Interactive Scalability: Fully user-driven scene manipulation requires robust disentanglement at both semantic (object) and geometric (layered mesh) levels, as well as efficient optimization for low-power mobile VR or large-scale shared displays.
Benchmarking: Datasets such as WildPPS (Jaus et al., 2022), ReplicaPano (Dong et al., 2023), and R3DS (Wu et al., 18 Mar 2024) establish baselines for PQ, IoU, depth RMSE, and collision accuracy; new panoramic-world-focused metrics, including panoramic continuity and Q-Align, are emerging for comprehensive proxy evaluation.

A plausible implication is that as generative and decomposition pipelines further leverage integrated neural and geometric representations, panoramic proxies will become increasingly central to immersive world building, simulation, and embodied AI.

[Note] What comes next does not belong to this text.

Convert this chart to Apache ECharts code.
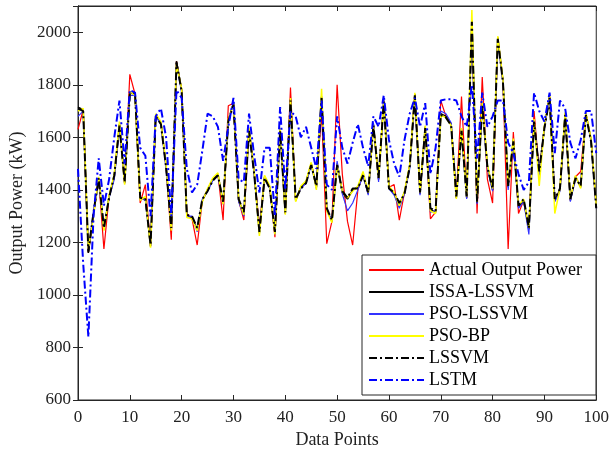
<!DOCTYPE html>
<html lang="en">
<head>
    <meta charset="UTF-8">
    <title>Output Power</title>
    <script src="https://cdn.jsdelivr.net/npm/echarts@6/dist/echarts.min.js"></script>
    <style>
        html, body { margin: 0; padding: 0; background: #fff; }
        #chart { width: 612px; height: 459px; }
    </style>
</head>
<body>
<div id="chart"></div>
<script type="text/javascript">
    // values, one per data point (0..100)
    var actual = [1630,1705,1160,1310,1440,1175,1375,1450,1650,1425,1840,1765,1350,1420,1185,1685,1655,1490,1210,1890,
        1780,1310,1290,1190,1360,1400,1440,1460,1285,1720,1730,1360,1285,1630,1465,1260,1450,1410,1220,1630,
        1310,1790,1360,1410,1430,1500,1410,1700,1195,1280,1800,1460,1280,1190,1400,1460,1385,1650,1440,1740,
        1410,1420,1285,1390,1490,1765,1385,1640,1290,1315,1740,1680,1650,1370,1755,1370,2045,1310,1830,1440,
        1350,1980,1815,1175,1620,1310,1360,1250,1700,1465,1640,1755,1360,1400,1690,1360,1450,1470,1690,1590,1335];
    var issaLssvm = [1715,1705,1160,1310,1440,1250,1375,1450,1650,1425,1770,1765,1365,1370,1185,1685,1655,1490,1250,1890,
        1780,1300,1295,1250,1360,1400,1440,1460,1350,1665,1730,1360,1310,1630,1465,1235,1450,1410,1235,1630,
        1310,1745,1360,1410,1430,1500,1410,1755,1325,1280,1500,1390,1365,1400,1410,1460,1385,1650,1440,1740,
        1410,1385,1345,1390,1490,1765,1385,1640,1325,1315,1690,1680,1650,1370,1630,1370,2045,1350,1730,1490,
        1400,1980,1815,1410,1590,1335,1360,1250,1665,1465,1640,1755,1360,1400,1690,1360,1450,1410,1690,1590,1335];
    var psoLssvm = [1680,1700,1170,1320,1430,1260,1370,1440,1640,1430,1760,1760,1370,1360,1190,1680,1650,1480,1260,1880,
        1770,1300,1300,1240,1365,1395,1435,1455,1345,1660,1735,1355,1300,1625,1460,1240,1445,1405,1230,1625,
        1320,1740,1365,1405,1425,1495,1405,1750,1320,1285,1510,1385,1320,1350,1400,1455,1380,1655,1430,1745,
        1405,1380,1330,1385,1480,1760,1380,1635,1315,1320,1700,1690,1655,1375,1620,1365,2040,1345,1725,1480,
        1395,1975,1810,1400,1585,1330,1355,1230,1660,1455,1635,1750,1355,1395,1685,1355,1445,1415,1685,1585,1330];
    var psoBp = [1700,1710,1175,1300,1450,1245,1380,1460,1660,1420,1775,1760,1360,1375,1180,1690,1660,1495,1245,1880,
        1785,1295,1290,1245,1355,1405,1445,1465,1345,1670,1725,1365,1305,1635,1470,1225,1455,1415,1230,1635,
        1305,1750,1355,1415,1435,1505,1400,1785,1320,1275,1495,1395,1370,1395,1415,1470,1390,1645,1445,1735,
        1415,1390,1340,1395,1495,1770,1390,1645,1320,1310,1685,1675,1645,1365,1635,1375,2085,1355,1735,1495,
        1405,1985,1820,1415,1595,1340,1365,1255,1670,1415,1645,1760,1310,1405,1695,1365,1455,1405,1695,1595,1340];
    var lssvm = [1710,1700,1165,1315,1445,1255,1370,1455,1645,1430,1765,1770,1370,1365,1190,1680,1650,1485,1255,1885,
        1775,1305,1300,1255,1365,1395,1435,1455,1355,1660,1725,1365,1315,1625,1460,1240,1445,1405,1240,1625,
        1315,1740,1365,1405,1425,1495,1415,1750,1330,1285,1495,1395,1370,1405,1405,1455,1390,1645,1445,1735,
        1405,1390,1350,1385,1485,1760,1390,1635,1330,1320,1685,1675,1645,1375,1625,1375,2040,1355,1725,1485,
        1405,1975,1810,1415,1585,1340,1365,1255,1660,1470,1635,1750,1365,1405,1685,1365,1445,1415,1685,1585,1330];
    var lstm = [1480,1120,840,1300,1520,1340,1440,1600,1740,1500,1780,1770,1560,1530,1300,1680,1710,1600,1300,1780,
        1750,1480,1390,1420,1550,1690,1680,1640,1510,1640,1750,1440,1430,1690,1530,1390,1560,1560,1300,1715,
        1400,1700,1680,1600,1640,1560,1480,1740,1420,1400,1680,1560,1500,1580,1650,1560,1490,1680,1640,1760,
        1590,1500,1450,1590,1690,1750,1640,1730,1460,1560,1740,1745,1745,1740,1680,1640,1800,1520,1770,1640,
        1680,1740,1740,1580,1540,1460,1400,1430,1770,1700,1660,1770,1540,1740,1710,1580,1520,1590,1700,1700,1540];

    var seriesNames = ['Actual Output Power', 'ISSA-LSSVM', 'PSO-LSSVM', 'PSO-BP', 'LSSVM', 'LSTM'];

    function toPairs(arr) {
        return arr.map(function (v, i) { return [i, v]; });
    }

    var font = 'Liberation Serif';
    var chart = echarts.init(document.getElementById('chart'));

    function lineSeries(name, arr, color, width, type) {
        return {
            name: name,
            type: 'line',
            data: toPairs(arr),
            showSymbol: false,
            symbol: 'none',
            animation: false,
            lineStyle: { color: color, width: width, type: type },
            itemStyle: { color: color }
        };
    }

    chart.setOption({
        animation: false,
        backgroundColor: '#fff',
        grid: {
            left: 75, right: 14, top: 6, bottom: 59,
            show: true, borderColor: '#262626', borderWidth: 1
        },
        legend: {
            orient: 'vertical',
            left: 362, top: 255,
            padding: [6, 14, 6, 6],
            itemWidth: 55, itemHeight: 14, itemGap: 4,
            borderColor: '#262626', borderWidth: 1,
            backgroundColor: '#fff',
            itemStyle: { opacity: 0 },
            textStyle: { fontFamily: font, fontSize: 18, color: '#000' },
            data: seriesNames
        },
        xAxis: [{
            type: 'value', min: 0, max: 100, interval: 10,
            name: 'Data Points', nameLocation: 'middle', nameGap: 31,
            nameTextStyle: { fontFamily: font, fontSize: 18, color: '#222' },
            axisLine: { show: true, lineStyle: { color: '#262626' } },
            axisTick: { inside: true, length: 5, lineStyle: { color: '#262626' } },
            axisLabel: { fontFamily: font, fontSize: 17, color: '#222', margin: 9 },
            splitLine: { show: false }
        }, {
            type: 'value', min: 0, max: 100, interval: 10, position: 'top',
            axisLine: { show: true, lineStyle: { color: '#262626' } },
            axisTick: { inside: true, length: 5, lineStyle: { color: '#262626' } },
            axisLabel: { show: false },
            splitLine: { show: false }
        }],
        yAxis: [{
            type: 'value', min: 600, max: 2100, interval: 200,
            name: 'Output Power (kW)', nameLocation: 'middle', nameGap: 52,
            nameTextStyle: { fontFamily: font, fontSize: 18, color: '#222' },
            axisLine: { show: true, lineStyle: { color: '#262626' } },
            axisTick: { inside: true, length: 5, lineStyle: { color: '#262626' } },
            axisLabel: {
                fontFamily: font, fontSize: 17, color: '#222', margin: 7,
                formatter: function (v) { return v > 2000 ? '' : String(v); }
            },
            splitLine: { show: false }
        }, {
            type: 'value', min: 600, max: 2100, interval: 200, position: 'right',
            axisLine: { show: true, lineStyle: { color: '#262626' } },
            axisTick: { inside: true, length: 5, lineStyle: { color: '#262626' } },
            axisLabel: { show: false },
            splitLine: { show: false }
        }],
        series: [
            lineSeries(seriesNames[0], actual, '#ff0000', 1.2, 'solid'),
            lineSeries(seriesNames[1], issaLssvm, '#000000', 1.5, 'solid'),
            lineSeries(seriesNames[2], psoLssvm, '#3333ff', 1.2, 'solid'),
            lineSeries(seriesNames[3], psoBp, '#ffff00', 1.5, 'solid'),
            lineSeries(seriesNames[4], lssvm, '#000000', 2, [8, 3, 2, 3]),
            lineSeries(seriesNames[5], lstm, '#0000ff', 2, [8, 3, 2, 3])
        ]
    });
</script>
</body>
</html>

6. Applications Across Domains

Panoramic world proxies now underpin a spectrum of downstream applications, including but not limited to:

Virtual and Mixed Reality: Fast, consistent 360° proxies allow for photorealistic VR backdrops, AR overlays, simulation “walk-throughs,” and real-time world exploration (HunyuanWorld 1.0 (Team et al., 29 Jul 2025), ImmerseGen (Yuan et al., 17 Jun 2025), SCS (Terry et al., 16 Apr 2025)).
Autonomous Navigation and Scene Parsing: Mobile robots and vehicles benefit from panoramic segmentation, layout recovery, and object pose estimation driven by proxies in surround view (Jaus et al., 2022, Dong et al., 2023).
Game/Simulation Content Generation: Text/image-to-world pipelines using panorama-based proxies as the synthesis backbone minimize manual asset creation, with explicit mesh export and interactivity (Team et al., 29 Jul 2025, Zhou et al., 21 Jul 2024).
Cartography and Visualization: Rectified azimuthal projections (Fong, 2012) and their disc-to-square mappings preserve critical spatial features for human reasoning and graphical display in large-scale maps.

In conclusion, panoramic world proxies provide a mathematically, semantically, and algorithmically grounded solution for dense world representation, serving as a foundational abstraction for immersive, interactive, and semantically driven world modeling across computer vision, graphics, and embodied AI.